*EXERCISE PROMPT*: Give back only the lines from the one that contains "Output the component" through the one that contains "15.8, 15.6, 13.1];", word for word and without images.

Stored data entries
# # # # # # #

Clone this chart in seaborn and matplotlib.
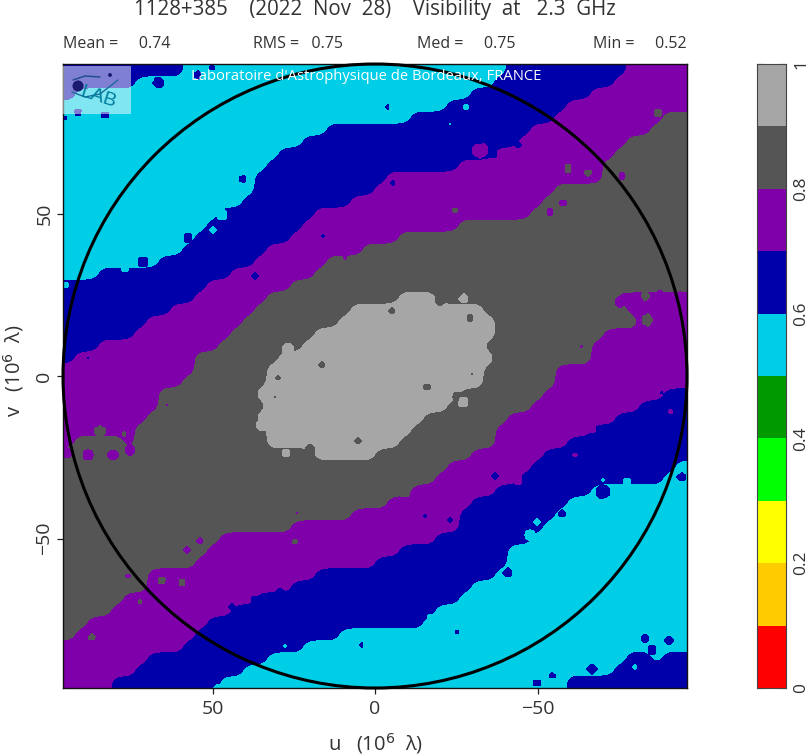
import numpy as np
import matplotlib
matplotlib.use("Agg")
import matplotlib.pyplot as plt
from matplotlib.colors import ListedColormap
from matplotlib.patches import Circle, Rectangle
from matplotlib.ticker import MultipleLocator
import seaborn as sns

# Visibility level of each map row (top to bottom).
# Each token is "tenths-band:end column" on a 52-column grid.
ROWS = [
"6:10 5:37 6:47 7:52", "6:6 5:36 6:46 7:52", "6:1 5:34 6:44 7:52", "5:32 6:42 7:52",
"5:29 6:41 7:50 8:52", "5:22 6:39 7:49 8:52", "5:20 6:38 7:47 8:52", "5:18 6:36 7:46 8:52",
"5:17 6:33 7:45 8:52", "5:16 6:27 7:45 8:52", "5:16 6:26 7:41 8:52", "5:15 6:24 7:40 8:52",
"5:13 6:21 7:39 8:52", "5:12 6:20 7:33 8:52", "5:11 6:19 7:28 8:52", "5:10 6:17 7:25 8:52",
"5:8 6:16 7:22 8:52", "5:3 6:14 7:21 8:52", "6:12 7:19 8:52",
"6:11 7:17 8:28 9:31 8:46 7:52",
"6:9 7:16 8:24 9:35 8:47 7:52",
"6:7 7:15 8:23 9:36 8:48 7:52", "6:6 7:14 8:21 9:36 8:45 7:52", "6:3 7:13 8:20 9:35 8:44 7:52",
"6:1 7:11 8:18 9:36 8:44 7:52", "7:11 8:17 9:35 8:41 7:52", "7:10 8:17 9:35 8:41 7:52",
"7:8 8:16 9:33 8:40 7:50 6:52", "7:8 8:17 9:32 8:39 7:48 6:52", "7:7 8:16 9:30 8:37 7:46 6:52",
"7:6 8:17 9:29 8:36 7:44 6:52", "7:1 8:5 7:6 8:17 9:28 8:36 7:42 6:52",
"8:21 9:26 8:34 7:40 6:52", "8:32 7:39 6:51 5:52", "8:31 7:38 6:50 5:52",
"8:29 7:36 6:44 5:52", "8:27 7:34 6:42 5:52", "8:24 7:33 6:41 5:52",
"8:19 7:33 6:40 5:52", "8:13 7:31 6:39 5:52", "8:12 7:28 6:37 5:52", "8:11 7:26 6:37 5:52",
"8:7 7:21 6:36 5:52", "8:7 7:19 6:34 5:52", "8:5 7:16 6:33 5:52", "8:4 7:14 6:31 5:52",
"8:2 7:12 6:30 5:52", "8:1 7:11 6:23 5:52", "7:10 6:20 5:52",
"7:7 6:17 5:47 6:49 5:50 6:52", "7:6 6:15 5:46 6:52", "7:4 6:13 5:42 6:52",
]
# Small islands in the map: picture x, picture y, radius (px), band in tenths.
SPOT_X = [159,212,198,242,188,222,213,125,143,78,105,65,65,88,323,255,345,322,278,288,
          388,466,450,393,518,493,455,550,563,568,588,658,622,392,440,464,475,485,470,
          620,637,660,680,625,648,582,358,310,275,263,275,286,168,100,124,88,113,130,67,
          200,187,128,162,182,140,92,295,297,255,232,280,357,285,362,217,472,427,457,463,
          495,425,450,405,508,478,537,552,592,645,652,669,635,562,530,537,627,603,682,682,
          592,662,671,575,518,457,430,603,660,480,645]
SPOT_Y = [83,68,75,179,238,215,230,268,262,113,115,118,285,358,236,276,258,365,378,350,
          107,107,124,183,145,155,210,212,203,168,172,113,176,311,302,299,310,326,318,
          302,298,298,298,318,320,347,441,450,397,425,442,453,405,432,434,455,455,450,453,
          541,550,576,581,583,602,638,542,513,600,607,593,570,646,645,687,374,387,397,402,
          476,516,520,493,573,588,683,676,669,638,650,640,667,514,535,522,482,480,470,477,
          428,393,412,455,480,632,618,492,305,150,296]
SPOT_R = [5,3,4,4,4,6,4,5,5,3,4,3,4,2,3,4,3,4,3,6,
          2,3,2,3,4,4,3,4,4,4,3,3,4,4,5,4,5,6,4,
          6,7,8,7,2,5,2,4,6,2,6,5,3,2,5,2,6,6,6,6,
          4,4,3,3,3,2,3,3,2,5,4,5,3,3,2,3,2,4,5,5,
          4,3,3,4,4,4,4,3,4,4,4,4,3,3,6,4,5,3,5,4,
          4,2,2,2,4,2,4,6,7,7,4]
SPOT_BAND = [6,6,6,6,6,5,5,5,6,6,6,6,5,6,6,6,7,8,8,9,
             6,5,5,6,6,6,8,7,7,8,8,8,7,8,8,9,9,9,8,
             7,7,7,7,8,8,7,8,8,8,9,9,9,7,8,8,7,7,7,7,
             7,7,7,8,8,8,8,8,7,6,6,6,6,5,6,5,8,8,8,9,
             6,6,6,8,6,5,6,6,6,6,6,6,5,6,5,5,5,5,5,6,
             7,6,7,7,7,6,5,6,7,7,8]
BAND_COLOURS = ["#ff0000", "#ffcc00", "#ffff00", "#00ff00", "#009900",
                "#00cde6", "#0000aa", "#7f00aa", "#555555", "#a6a6a6"]
BAND_LEVELS = [0.95, 0.85, 0.75, 0.65, 0.55, 0.45, 0.35, 0.25, 0.15, 0.05]
BAR_TICKS = ["1", "", "0.8", "", "0.6", "", "0.4", "", "0.2", "", "0"]
TITLE = "1128+385    (2022  Nov  28)    Visibility  at   2.3  GHz"
STATS = [("Mean =     0.74", 63), ("RMS =   0.75", 253), ("Med =     0.75", 417), ("Min =     0.52", 593)]
EXTENT = 96.0
FINE = 6

def expand(spec):
    out, start = [], 0
    for tok in spec.split():
        band, end = tok.split(":")
        out += [int(band) / 10 + 0.05] * (int(end) - start)
        start = int(end)
    return out

def box(a, size):
    k = np.ones(size) / size
    p = size // 2
    a = np.pad(a, p, mode="edge")
    a = np.apply_along_axis(lambda r: np.convolve(r, k, mode="same"), 0, a)
    a = np.apply_along_axis(lambda r: np.convolve(r, k, mode="same"), 1, a)
    return a[p:-p, p:-p]

sns.set_theme(style="ticks", rc={"axes.linewidth": 1.0})
plt.rcParams["font.family"] = ["Open Sans", "DejaVu Sans"]
TXT = "#333333"

W, H = 810, 756
fig = plt.figure(figsize=(W / 100, H / 100), dpi=100, facecolor="white")
ax = fig.add_axes([63 / W, (H - 688) / H, 624 / W, 624 / H])

grid = np.array([expand(r) for r in ROWS])
n = len(ROWS)
m = n * FINE
fine = np.repeat(np.repeat(grid, FINE, axis=0), FINE, axis=1)
fine = box(box(fine, FINE + 1), FINE + 1)
cell = 2 * EXTENT / m
us = EXTENT - cell * (np.arange(m) + 0.5)
vs = EXTENT - cell * (np.arange(m) + 0.5)
UU, VV = np.meshgrid(us, vs)
for x, y, r, b in zip(SPOT_X, SPOT_Y, SPOT_R, SPOT_BAND):
    u0, v0 = (375 - x) / 3.25, (376 - y) / 3.25
    fine[(UU - u0) ** 2 + (VV - v0) ** 2 <= (r / 3.25) ** 2] = b / 10 + 0.05
fine = np.pad(fine, 1, mode="edge")
us = np.r_[EXTENT, us, -EXTENT]
vs = np.r_[EXTENT, vs, -EXTENT]
cmap = ListedColormap(BAND_COLOURS)
ax.contourf(us, vs, fine, levels=np.arange(0, 1.01, 0.1), cmap=cmap, vmin=0, vmax=1)
ax.set_xlim(EXTENT, -EXTENT)
ax.set_ylim(-EXTENT, EXTENT)
ax.add_patch(Circle((0, 0), EXTENT, fill=False, ec="black", lw=2.2, zorder=5, clip_on=False))

for axis in (ax.xaxis, ax.yaxis):
    axis.set_major_locator(MultipleLocator(50))
    axis.set_minor_locator(MultipleLocator(10))
ax.tick_params(which="major", direction="in", length=10, width=0.9, top=True, right=True,
               labelsize=14, pad=9, colors="#222222", labelcolor=TXT)
ax.tick_params(which="minor", direction="in", length=5, width=0.7, top=True, right=True, color="#222222")
ax.tick_params(axis="y", which="major", pad=7)
ax.set_xticks([50, 0, -50], ["50", "0", "\u221250"])
ax.set_yticks([50, 0, -50], ["50", "0", "\u221250"], rotation=90, va="center")
for sec, side in ((ax.secondary_xaxis("bottom"), "x"), (ax.secondary_yaxis("left"), "y")):
    getattr(sec, f"set_{side}ticks")([50, 0, -50], ["", "", ""])
    sec.tick_params(direction="out", length=4, width=0.9, pad=0, color="#222222")
    sec.spines[:].set_visible(False)
for s in ax.spines.values():
    s.set_color("#111111")

def uv(x, y):
    return (375 - np.asarray(x, float)) / 3.25, (376 - np.asarray(y, float)) / 3.25

# logo veil
ax.add_patch(Rectangle((96, 80.6), -21, 14.8, fc="white", alpha=0.5, ec="none", zorder=6))
ax.add_patch(Circle(uv(78, 86), 1.7, fc="#1a1a70", ec="none", zorder=7))
ax.add_patch(Circle(uv(110, 75), 0.6, fc="#1a1a70", ec="none", zorder=7))
ax.plot(*uv([73, 85, 100], [80, 76, 77]), color="#1a4a8a", lw=1.0, zorder=7)
ax.plot(*uv([72, 85, 100, 118], [92, 97, 94, 80]), color="#1a6a9a", lw=1.0, zorder=7)
ax.text(*uv(98, 97), "LAB", color="#007d9c", fontsize=14, ha="center", va="center", rotation=-18,
        zorder=8, family="Liberation Sans")
ax.text(*uv(366, 77), "Laboratoire d'Astrophysique de Bordeaux, FRANCE",
        color="white", fontsize=10.65, ha="center", va="center", zorder=8, family="Open Sans")

fig.text(375 / W, 1 - 10 / H, TITLE, ha="center", va="center", fontsize=14.8, color=TXT)
for label, x in STATS:
    fig.text(x / W, 1 - 44 / H, label, ha="left", va="center", fontsize=11.5, color=TXT)
fig.text(376 / W, 1 - 744 / H, "u   (10$^{6}$  \u03bb)", ha="center", va="center", fontsize=14.5, color=TXT)
fig.text(14 / W, 1 - 371 / H, "v   (10$^{6}$  \u03bb)", ha="center", va="center", rotation=90, fontsize=14.5, color=TXT)

# colour bar strip
cax = fig.add_axes([757 / W, (H - 688) / H, 29 / W, 624 / H])
sns.heatmap(np.array(BAND_LEVELS).reshape(-1, 1), ax=cax, cmap=cmap, vmin=0, vmax=1, cbar=False,
            xticklabels=False, yticklabels=False)
cax.yaxis.tick_right()
cax.set_yticks(np.arange(len(BAR_TICKS)), BAR_TICKS, rotation=90, va="center", fontsize=12.5, color=TXT)
cax.tick_params(axis="y", direction="in", length=5, width=0.8, left=True, right=True, pad=5, color="#222222")
for s in cax.spines.values():
    s.set_visible(True)
    s.set_color("#444444")
    s.set_linewidth(0.8)

fig.savefig("out.png", dpi=100)
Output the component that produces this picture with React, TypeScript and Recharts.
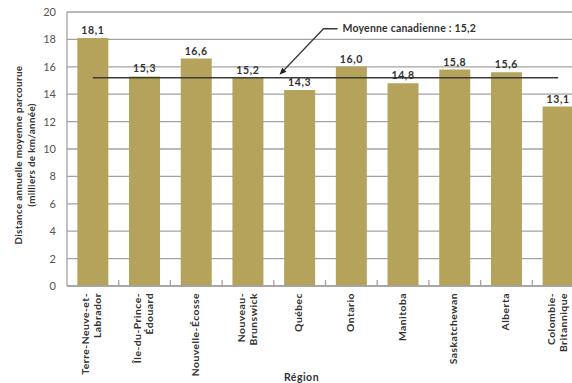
import React from 'react';
import { BarChart, Bar, XAxis, YAxis, CartesianGrid, ReferenceLine, LabelList } from 'recharts';

// Average annual distance driven per vehicle, by province
const regions = [
  'Terre-Neuve-et-Labrador',
  'Île-du-Prince-Édouard',
  'Nouvelle-Écosse',
  'Nouveau-Brunswick',
  'Québec',
  'Ontario',
  'Manitoba',
  'Saskatchewan',
  'Alberta',
  'Colombie-Britannique',
];

const regionTickLines = [
  ['Terre-Neuve-et-', 'Labrador'],
  ['Île-du-Prince-', 'Édouard'],
  ['Nouvelle-Écosse'],
  ['Nouveau-', 'Brunswick'],
  ['Québec'],
  ['Ontario'],
  ['Manitoba'],
  ['Saskatchewan'],
  ['Alberta'],
  ['Colombie-', 'Britannique'],
];

const distances = [18.1, 15.3, 16.6, 15.2, 14.3, 16.0, 14.8, 15.8, 15.6, 13.1];

const yTicks = [0, 2, 4, 6, 8, 10, 12, 14, 16, 18, 20];

const canadianAverage = 15.2;
const averageLabel = 'Moyenne canadienne : 15,2';

const yAxisTitle = ['Distance annuelle moyenne parcourue', '(milliers de km/année)'];
const xAxisTitle = 'Région';

const data = regions.map((region, i) => ({ region, distance: distances[i] }));

const BAR_COLOR = '#b5a35b';
const GRID_COLOR = '#a2a2a2';
const TEXT_DARK = '#333333';
const TICK_MARGIN = 7;

const formatValue = (v: number) => v.toFixed(1).replace('.', ',');

function RegionTick(props: any) {
  const { x, y, payload, index, visibleTicksCount } = props;
  const lines = regionTickLines[index] ?? [String(payload.value)];
  const half = payload?.offset ?? 0;
  const axisY = y - TICK_MARGIN;
  const lh = 12;
  const start = -((lines.length - 1) * lh) / 2;
  return (
    <g>
      {index < (visibleTicksCount ?? regions.length) - 1 && (
        <line x1={x + half} x2={x + half} y1={axisY} y2={axisY - 6} stroke={GRID_COLOR} strokeWidth={1.3} />
      )}
      <text
        transform={`translate(${x - 1},${y}) rotate(-90)`}
        textAnchor="end"
        fontSize={10.3}
        fontWeight={700}
        letterSpacing={0.5}
        fill={TEXT_DARK}
      >
        {lines.map((l, i) => (
          <tspan key={i} x={0} y={start + i * lh} dy="0.35em">
            {l}
          </tspan>
        ))}
      </text>
    </g>
  );
}

function YTitle(props: any) {
  const vb = props.viewBox || {};
  const cy = vb.y + vb.height / 2 + 6;
  const xs = [19, 32];
  return (
    <g>
      {yAxisTitle.map((t, i) => (
        <text
          key={i}
          transform={`translate(${xs[i]},${cy}) rotate(-90)`}
          textAnchor="middle"
          dy="0.35em"
          fontSize={9.8}
          fontWeight={700}
          letterSpacing={0.35}
          fill={TEXT_DARK}
        >
          {t}
        </text>
      ))}
    </g>
  );
}

function XTitle(props: any) {
  const vb = props.viewBox || {};
  const cx = vb.x + vb.width / 2 - 24;
  const cy = vb.y + vb.height - 2;
  return (
    <text x={cx} y={cy} textAnchor="middle" fontSize={10.5} fontWeight={700} letterSpacing={0.5} fill={TEXT_DARK}>
      {xAxisTitle}
    </text>
  );
}

// Average line with the callout text and arrow leader
function AverageLine(props: any) {
  const { x1, y1, x2, y2 } = props;
  const mid = (x1 + x2) / 2;
  const tipX = mid - 46;
  const tipY = y1 - 3;
  const cornerX = mid - 2;
  const cornerY = y1 - 49;
  const endX = mid + 12;
  const dx = tipX - cornerX;
  const dy = tipY - cornerY;
  const len = Math.sqrt(dx * dx + dy * dy);
  const ux = dx / len;
  const uy = dy / len;
  const ah = 7;
  const aw = 3;
  const bx = tipX - ux * ah;
  const by = tipY - uy * ah;
  return (
    <g>
      <line x1={x1} y1={y1} x2={x2} y2={y2} stroke="#3a3a3a" strokeWidth={1.5} />
      <polyline
        points={`${endX},${cornerY} ${cornerX},${cornerY} ${bx},${by}`}
        fill="none"
        stroke="#3a3a3a"
        strokeWidth={1.3}
      />
      <polygon
        points={`${tipX},${tipY} ${bx - uy * aw},${by + ux * aw} ${bx + uy * aw},${by - ux * aw}`}
        fill="#222"
      />
      <text
        x={endX + 5}
        y={cornerY}
        dy="0.35em"
        fontSize={10.5}
        fontWeight={700}
        letterSpacing={0.2}
        fill={TEXT_DARK}
      >
        {averageLabel}
      </text>
    </g>
  );
}

export default function App() {
  return (
    <div
      style={{
        position: 'absolute',
        left: 0,
        top: 0,
        width: 572,
        height: 383,
        overflow: 'hidden',
        background: '#fff',
        fontFamily: "Lato, 'Open Sans', sans-serif",
      }}
    >
      <BarChart
        width={600}
        height={383}
        data={data}
        margin={{ top: 12, right: 16, bottom: 0, left: 0 }}
        barCategoryGap="20%"
      >
        <CartesianGrid vertical={false} stroke={GRID_COLOR} strokeWidth={1.3} />
        <XAxis
          dataKey="region"
          interval={0}
          height={97}
          tickSize={0}
          tickMargin={TICK_MARGIN}
          tickLine={false}
          axisLine={{ stroke: GRID_COLOR, strokeWidth: 1.3 }}
          tick={<RegionTick />}
          label={(p: any) => <XTitle {...p} />}
        />
        <YAxis
          width={67}
          domain={[0, 20]}
          ticks={yTicks}
          interval={0}
          tickLine={false}
          tickMargin={5}
          axisLine={{ stroke: GRID_COLOR, strokeWidth: 1.3 }}
          tick={{ fontSize: 11, fill: '#555' }}
          label={(p: any) => <YTitle {...p} />}
        />
        <Bar dataKey="distance" fill={BAR_COLOR} isAnimationActive={false}>
          <LabelList
            dataKey="distance"
            position="top"
            offset={4}
            formatter={(v: any) => formatValue(Number(v))}
            style={{ fontSize: 10.5, fontWeight: 700, fill: TEXT_DARK, letterSpacing: 0.6 }}
          />
        </Bar>
        <ReferenceLine
          segment={[
            { x: regions[0], y: canadianAverage },
            { x: regions[regions.length - 1], y: canadianAverage },
          ]}
          shape={(p: any) => <AverageLine {...p} />}
        />
      </BarChart>
    </div>
  );
}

# # # # # # #

*SOLUTION TO THIS EXERCISE*:
Output the component that produces this picture with React, TypeScript and Recharts.
import React from 'react';
import { BarChart, Bar, XAxis, YAxis, CartesianGrid, ReferenceLine, LabelList } from 'recharts';

// Average annual distance driven per vehicle, by province
const regions = [
  'Terre-Neuve-et-Labrador',
  'Île-du-Prince-Édouard',
  'Nouvelle-Écosse',
  'Nouveau-Brunswick',
  'Québec',
  'Ontario',
  'Manitoba',
  'Saskatchewan',
  'Alberta',
  'Colombie-Britannique',
];

const regionTickLines = [
  ['Terre-Neuve-et-', 'Labrador'],
  ['Île-du-Prince-', 'Édouard'],
  ['Nouvelle-Écosse'],
  ['Nouveau-', 'Brunswick'],
  ['Québec'],
  ['Ontario'],
  ['Manitoba'],
  ['Saskatchewan'],
  ['Alberta'],
  ['Colombie-', 'Britannique'],
];

const distances = [18.1, 15.3, 16.6, 15.2, 14.3, 16.0, 14.8, 15.8, 15.6, 13.1];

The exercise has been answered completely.